(Extracted data entries)

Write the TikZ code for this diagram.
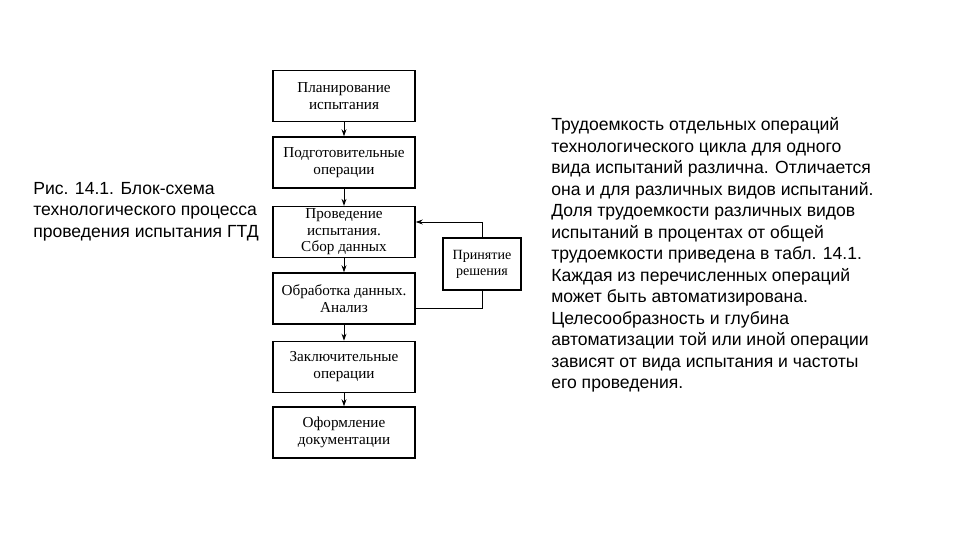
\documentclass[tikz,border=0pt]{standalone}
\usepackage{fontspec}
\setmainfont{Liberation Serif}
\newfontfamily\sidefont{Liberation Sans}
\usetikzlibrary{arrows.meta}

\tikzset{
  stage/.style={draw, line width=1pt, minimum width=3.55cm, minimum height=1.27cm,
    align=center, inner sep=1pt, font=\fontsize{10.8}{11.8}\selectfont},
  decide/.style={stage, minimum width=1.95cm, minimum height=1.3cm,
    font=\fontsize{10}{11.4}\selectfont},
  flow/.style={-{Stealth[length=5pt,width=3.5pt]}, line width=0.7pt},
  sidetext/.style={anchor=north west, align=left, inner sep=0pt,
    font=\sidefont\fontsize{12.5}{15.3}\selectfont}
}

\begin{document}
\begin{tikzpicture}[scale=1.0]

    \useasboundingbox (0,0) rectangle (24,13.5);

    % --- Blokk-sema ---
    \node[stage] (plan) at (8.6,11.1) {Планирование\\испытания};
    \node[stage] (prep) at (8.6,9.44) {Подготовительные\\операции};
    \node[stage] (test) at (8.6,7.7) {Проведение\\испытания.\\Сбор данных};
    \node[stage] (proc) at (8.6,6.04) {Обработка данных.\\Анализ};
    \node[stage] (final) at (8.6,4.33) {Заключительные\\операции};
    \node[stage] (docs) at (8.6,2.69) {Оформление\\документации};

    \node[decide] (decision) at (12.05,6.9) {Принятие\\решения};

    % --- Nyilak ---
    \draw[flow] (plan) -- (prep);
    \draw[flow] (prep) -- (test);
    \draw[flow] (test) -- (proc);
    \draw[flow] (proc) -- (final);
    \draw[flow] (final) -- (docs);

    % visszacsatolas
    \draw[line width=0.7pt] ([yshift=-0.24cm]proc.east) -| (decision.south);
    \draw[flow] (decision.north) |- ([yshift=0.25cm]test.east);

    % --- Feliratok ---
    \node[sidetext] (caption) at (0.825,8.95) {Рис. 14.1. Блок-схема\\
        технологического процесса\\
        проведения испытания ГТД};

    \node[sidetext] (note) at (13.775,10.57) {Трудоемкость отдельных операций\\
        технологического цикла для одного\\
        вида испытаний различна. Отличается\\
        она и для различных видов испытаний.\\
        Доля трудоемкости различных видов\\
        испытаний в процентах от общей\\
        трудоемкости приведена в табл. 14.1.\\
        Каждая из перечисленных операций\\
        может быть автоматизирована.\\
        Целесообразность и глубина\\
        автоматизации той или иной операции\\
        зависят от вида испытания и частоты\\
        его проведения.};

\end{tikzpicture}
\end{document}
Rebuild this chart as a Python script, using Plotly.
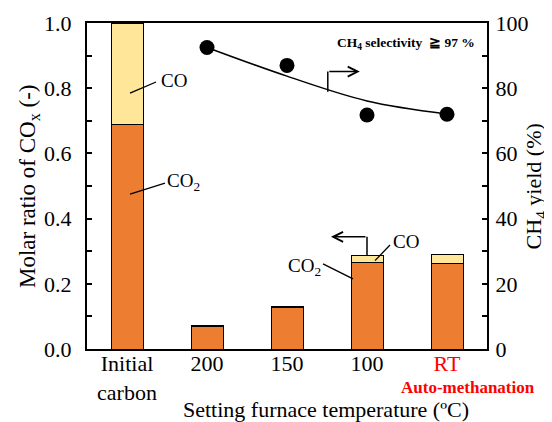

### Work to be completed
Omitting all images, print the listing exactly.

### Exercise solution
Write the TikZ code for this diagram.
\documentclass[tikz,border=0pt]{standalone}
\usepackage{fontspec}
\setmainfont{Liberation Serif}
\newfontfamily\sidefont{Liberation Sans}
\usetikzlibrary{arrows.meta}

\tikzset{
  stage/.style={draw, line width=1pt, minimum width=3.55cm, minimum height=1.27cm,
    align=center, inner sep=1pt, font=\fontsize{10.8}{11.8}\selectfont},
  decide/.style={stage, minimum width=1.95cm, minimum height=1.3cm,
    font=\fontsize{10}{11.4}\selectfont},
  flow/.style={-{Stealth[length=5pt,width=3.5pt]}, line width=0.7pt},
  sidetext/.style={anchor=north west, align=left, inner sep=0pt,
    font=\sidefont\fontsize{12.5}{15.3}\selectfont}
}

\begin{document}
\begin{tikzpicture}[scale=1.0]

    \useasboundingbox (0,0) rectangle (24,13.5);

    % --- Blokk-sema ---
    \node[stage] (plan) at (8.6,11.1) {Планирование\\испытания};
    \node[stage] (prep) at (8.6,9.44) {Подготовительные\\операции};
    \node[stage] (test) at (8.6,7.7) {Проведение\\испытания.\\Сбор данных};
    \node[stage] (proc) at (8.6,6.04) {Обработка данных.\\Анализ};
    \node[stage] (final) at (8.6,4.33) {Заключительные\\операции};
    \node[stage] (docs) at (8.6,2.69) {Оформление\\документации};

    \node[decide] (decision) at (12.05,6.9) {Принятие\\решения};

    % --- Nyilak ---
    \draw[flow] (plan) -- (prep);
    \draw[flow] (prep) -- (test);
    \draw[flow] (test) -- (proc);
    \draw[flow] (proc) -- (final);
    \draw[flow] (final) -- (docs);

    % visszacsatolas
    \draw[line width=0.7pt] ([yshift=-0.24cm]proc.east) -| (decision.south);
    \draw[flow] (decision.north) |- ([yshift=0.25cm]test.east);

    % --- Feliratok ---
    \node[sidetext] (caption) at (0.825,8.95) {Рис. 14.1. Блок-схема\\
        технологического процесса\\
        проведения испытания ГТД};

    \node[sidetext] (note) at (13.775,10.57) {Трудоемкость отдельных операций\\
        технологического цикла для одного\\
        вида испытаний различна. Отличается\\
        она и для различных видов испытаний.\\
        Доля трудоемкости различных видов\\
        испытаний в процентах от общей\\
        трудоемкости приведена в табл. 14.1.\\
        Каждая из перечисленных операций\\
        может быть автоматизирована.\\
        Целесообразность и глубина\\
        автоматизации той или иной операции\\
        зависят от вида испытания и частоты\\
        его проведения.};

\end{tikzpicture}
\end{document}
Rebuild this chart as a Python script, using Plotly.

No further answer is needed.